> **Rows from a dataset of charts and code**

------------------------

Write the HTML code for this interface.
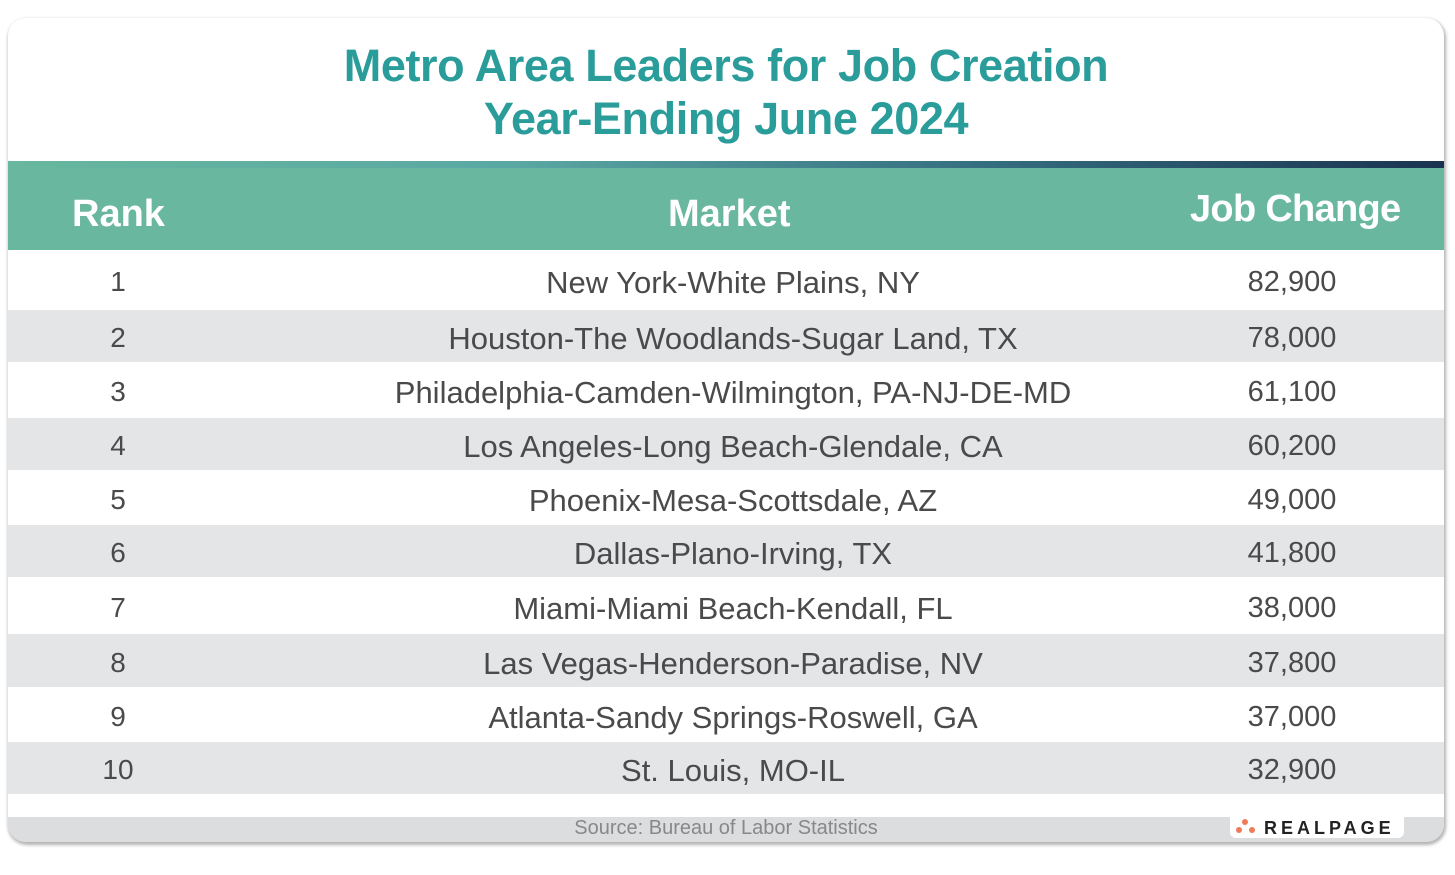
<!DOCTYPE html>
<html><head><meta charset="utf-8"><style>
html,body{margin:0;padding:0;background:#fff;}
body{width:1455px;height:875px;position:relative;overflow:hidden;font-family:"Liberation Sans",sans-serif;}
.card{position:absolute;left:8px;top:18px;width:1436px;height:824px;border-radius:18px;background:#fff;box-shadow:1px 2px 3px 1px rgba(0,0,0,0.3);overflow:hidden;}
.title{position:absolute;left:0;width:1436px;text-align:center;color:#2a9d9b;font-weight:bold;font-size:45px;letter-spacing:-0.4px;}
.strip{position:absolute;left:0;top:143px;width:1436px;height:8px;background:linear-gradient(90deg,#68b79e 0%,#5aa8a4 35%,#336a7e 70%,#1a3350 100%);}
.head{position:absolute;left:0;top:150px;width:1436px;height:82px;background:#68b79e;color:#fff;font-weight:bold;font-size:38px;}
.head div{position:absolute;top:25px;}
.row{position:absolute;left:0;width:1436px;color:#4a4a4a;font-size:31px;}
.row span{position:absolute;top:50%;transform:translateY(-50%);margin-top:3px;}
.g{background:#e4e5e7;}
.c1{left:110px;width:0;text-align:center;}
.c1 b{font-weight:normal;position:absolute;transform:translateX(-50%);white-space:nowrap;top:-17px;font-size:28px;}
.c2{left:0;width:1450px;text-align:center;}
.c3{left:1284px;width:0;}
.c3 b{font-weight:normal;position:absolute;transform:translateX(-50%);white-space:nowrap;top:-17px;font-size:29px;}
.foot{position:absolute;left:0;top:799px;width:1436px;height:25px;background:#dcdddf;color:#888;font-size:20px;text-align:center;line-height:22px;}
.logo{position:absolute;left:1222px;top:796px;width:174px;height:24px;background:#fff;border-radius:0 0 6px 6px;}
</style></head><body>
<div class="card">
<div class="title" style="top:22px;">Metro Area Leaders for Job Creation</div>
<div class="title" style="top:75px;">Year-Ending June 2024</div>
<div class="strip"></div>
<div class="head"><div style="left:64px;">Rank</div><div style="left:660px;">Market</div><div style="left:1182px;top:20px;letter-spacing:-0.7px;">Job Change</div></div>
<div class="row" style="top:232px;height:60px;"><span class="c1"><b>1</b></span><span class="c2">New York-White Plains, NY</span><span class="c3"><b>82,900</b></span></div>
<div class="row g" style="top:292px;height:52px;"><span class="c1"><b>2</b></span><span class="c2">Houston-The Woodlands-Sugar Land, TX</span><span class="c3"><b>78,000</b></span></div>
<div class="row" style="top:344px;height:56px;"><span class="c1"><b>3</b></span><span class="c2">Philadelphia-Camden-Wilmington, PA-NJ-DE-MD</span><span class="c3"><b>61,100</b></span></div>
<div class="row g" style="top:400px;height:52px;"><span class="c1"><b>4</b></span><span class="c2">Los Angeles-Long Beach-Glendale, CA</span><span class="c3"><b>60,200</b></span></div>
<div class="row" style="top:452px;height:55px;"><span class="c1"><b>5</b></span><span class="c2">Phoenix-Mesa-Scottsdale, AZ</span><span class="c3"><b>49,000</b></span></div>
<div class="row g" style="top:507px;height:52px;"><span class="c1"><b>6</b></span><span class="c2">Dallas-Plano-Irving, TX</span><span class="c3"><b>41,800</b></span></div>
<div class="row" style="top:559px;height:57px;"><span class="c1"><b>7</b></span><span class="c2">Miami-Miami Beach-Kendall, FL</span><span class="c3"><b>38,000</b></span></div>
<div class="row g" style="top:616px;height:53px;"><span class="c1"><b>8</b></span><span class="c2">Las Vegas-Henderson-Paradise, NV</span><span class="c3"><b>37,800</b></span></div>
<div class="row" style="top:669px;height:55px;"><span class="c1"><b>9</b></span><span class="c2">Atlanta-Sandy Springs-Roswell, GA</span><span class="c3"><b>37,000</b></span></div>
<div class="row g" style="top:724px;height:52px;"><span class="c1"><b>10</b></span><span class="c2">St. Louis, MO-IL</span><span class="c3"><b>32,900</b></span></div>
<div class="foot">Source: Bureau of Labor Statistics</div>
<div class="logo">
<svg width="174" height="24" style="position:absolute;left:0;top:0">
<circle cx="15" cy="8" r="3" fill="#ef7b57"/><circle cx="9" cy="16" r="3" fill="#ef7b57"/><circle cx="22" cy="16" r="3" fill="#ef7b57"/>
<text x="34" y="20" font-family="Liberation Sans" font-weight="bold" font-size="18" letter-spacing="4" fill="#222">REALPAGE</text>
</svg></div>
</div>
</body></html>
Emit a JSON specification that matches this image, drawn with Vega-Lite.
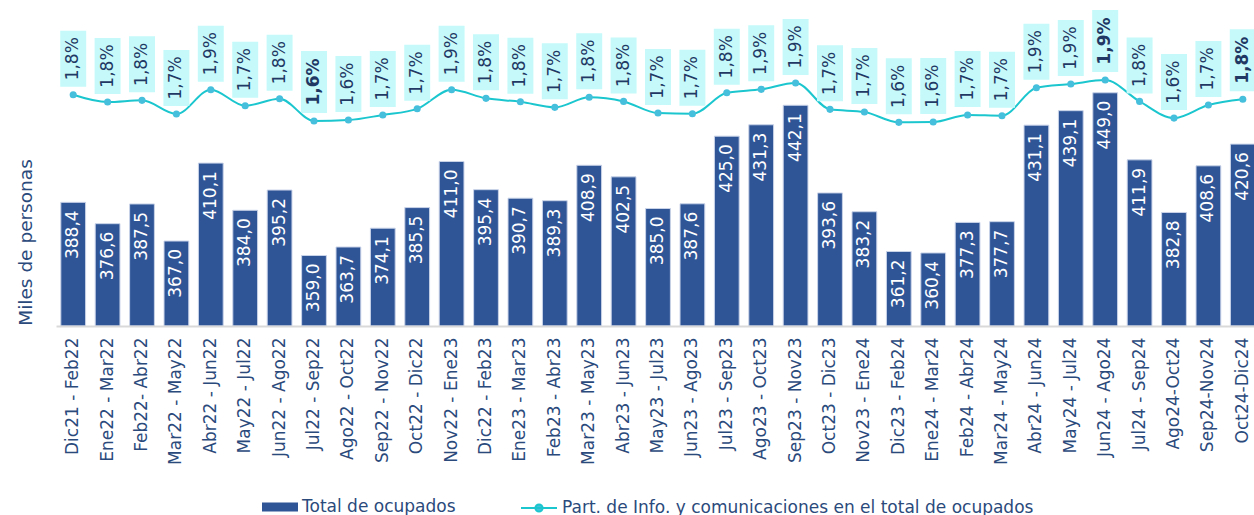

------------------------

The entries above are to be returned exactly, without their pictures.

Write the HTML code for this interface.
<!DOCTYPE html>
<html><head><meta charset="utf-8"><style>
html,body{margin:0;padding:0;background:#fff;}
body{width:1455px;height:875px;position:relative;overflow:hidden;font-family:"Liberation Sans",sans-serif;}
.card{position:absolute;left:8px;top:18px;width:1436px;height:824px;border-radius:18px;background:#fff;box-shadow:1px 2px 3px 1px rgba(0,0,0,0.3);overflow:hidden;}
.title{position:absolute;left:0;width:1436px;text-align:center;color:#2a9d9b;font-weight:bold;font-size:45px;letter-spacing:-0.4px;}
.strip{position:absolute;left:0;top:143px;width:1436px;height:8px;background:linear-gradient(90deg,#68b79e 0%,#5aa8a4 35%,#336a7e 70%,#1a3350 100%);}
.head{position:absolute;left:0;top:150px;width:1436px;height:82px;background:#68b79e;color:#fff;font-weight:bold;font-size:38px;}
.head div{position:absolute;top:25px;}
.row{position:absolute;left:0;width:1436px;color:#4a4a4a;font-size:31px;}
.row span{position:absolute;top:50%;transform:translateY(-50%);margin-top:3px;}
.g{background:#e4e5e7;}
.c1{left:110px;width:0;text-align:center;}
.c1 b{font-weight:normal;position:absolute;transform:translateX(-50%);white-space:nowrap;top:-17px;font-size:28px;}
.c2{left:0;width:1450px;text-align:center;}
.c3{left:1284px;width:0;}
.c3 b{font-weight:normal;position:absolute;transform:translateX(-50%);white-space:nowrap;top:-17px;font-size:29px;}
.foot{position:absolute;left:0;top:799px;width:1436px;height:25px;background:#dcdddf;color:#888;font-size:20px;text-align:center;line-height:22px;}
.logo{position:absolute;left:1222px;top:796px;width:174px;height:24px;background:#fff;border-radius:0 0 6px 6px;}
</style></head><body>
<div class="card">
<div class="title" style="top:22px;">Metro Area Leaders for Job Creation</div>
<div class="title" style="top:75px;">Year-Ending June 2024</div>
<div class="strip"></div>
<div class="head"><div style="left:64px;">Rank</div><div style="left:660px;">Market</div><div style="left:1182px;top:20px;letter-spacing:-0.7px;">Job Change</div></div>
<div class="row" style="top:232px;height:60px;"><span class="c1"><b>1</b></span><span class="c2">New York-White Plains, NY</span><span class="c3"><b>82,900</b></span></div>
<div class="row g" style="top:292px;height:52px;"><span class="c1"><b>2</b></span><span class="c2">Houston-The Woodlands-Sugar Land, TX</span><span class="c3"><b>78,000</b></span></div>
<div class="row" style="top:344px;height:56px;"><span class="c1"><b>3</b></span><span class="c2">Philadelphia-Camden-Wilmington, PA-NJ-DE-MD</span><span class="c3"><b>61,100</b></span></div>
<div class="row g" style="top:400px;height:52px;"><span class="c1"><b>4</b></span><span class="c2">Los Angeles-Long Beach-Glendale, CA</span><span class="c3"><b>60,200</b></span></div>
<div class="row" style="top:452px;height:55px;"><span class="c1"><b>5</b></span><span class="c2">Phoenix-Mesa-Scottsdale, AZ</span><span class="c3"><b>49,000</b></span></div>
<div class="row g" style="top:507px;height:52px;"><span class="c1"><b>6</b></span><span class="c2">Dallas-Plano-Irving, TX</span><span class="c3"><b>41,800</b></span></div>
<div class="row" style="top:559px;height:57px;"><span class="c1"><b>7</b></span><span class="c2">Miami-Miami Beach-Kendall, FL</span><span class="c3"><b>38,000</b></span></div>
<div class="row g" style="top:616px;height:53px;"><span class="c1"><b>8</b></span><span class="c2">Las Vegas-Henderson-Paradise, NV</span><span class="c3"><b>37,800</b></span></div>
<div class="row" style="top:669px;height:55px;"><span class="c1"><b>9</b></span><span class="c2">Atlanta-Sandy Springs-Roswell, GA</span><span class="c3"><b>37,000</b></span></div>
<div class="row g" style="top:724px;height:52px;"><span class="c1"><b>10</b></span><span class="c2">St. Louis, MO-IL</span><span class="c3"><b>32,900</b></span></div>
<div class="foot">Source: Bureau of Labor Statistics</div>
<div class="logo">
<svg width="174" height="24" style="position:absolute;left:0;top:0">
<circle cx="15" cy="8" r="3" fill="#ef7b57"/><circle cx="9" cy="16" r="3" fill="#ef7b57"/><circle cx="22" cy="16" r="3" fill="#ef7b57"/>
<text x="34" y="20" font-family="Liberation Sans" font-weight="bold" font-size="18" letter-spacing="4" fill="#222">REALPAGE</text>
</svg></div>
</div>
</body></html>
Emit a JSON specification that matches this image, drawn with Vega-Lite.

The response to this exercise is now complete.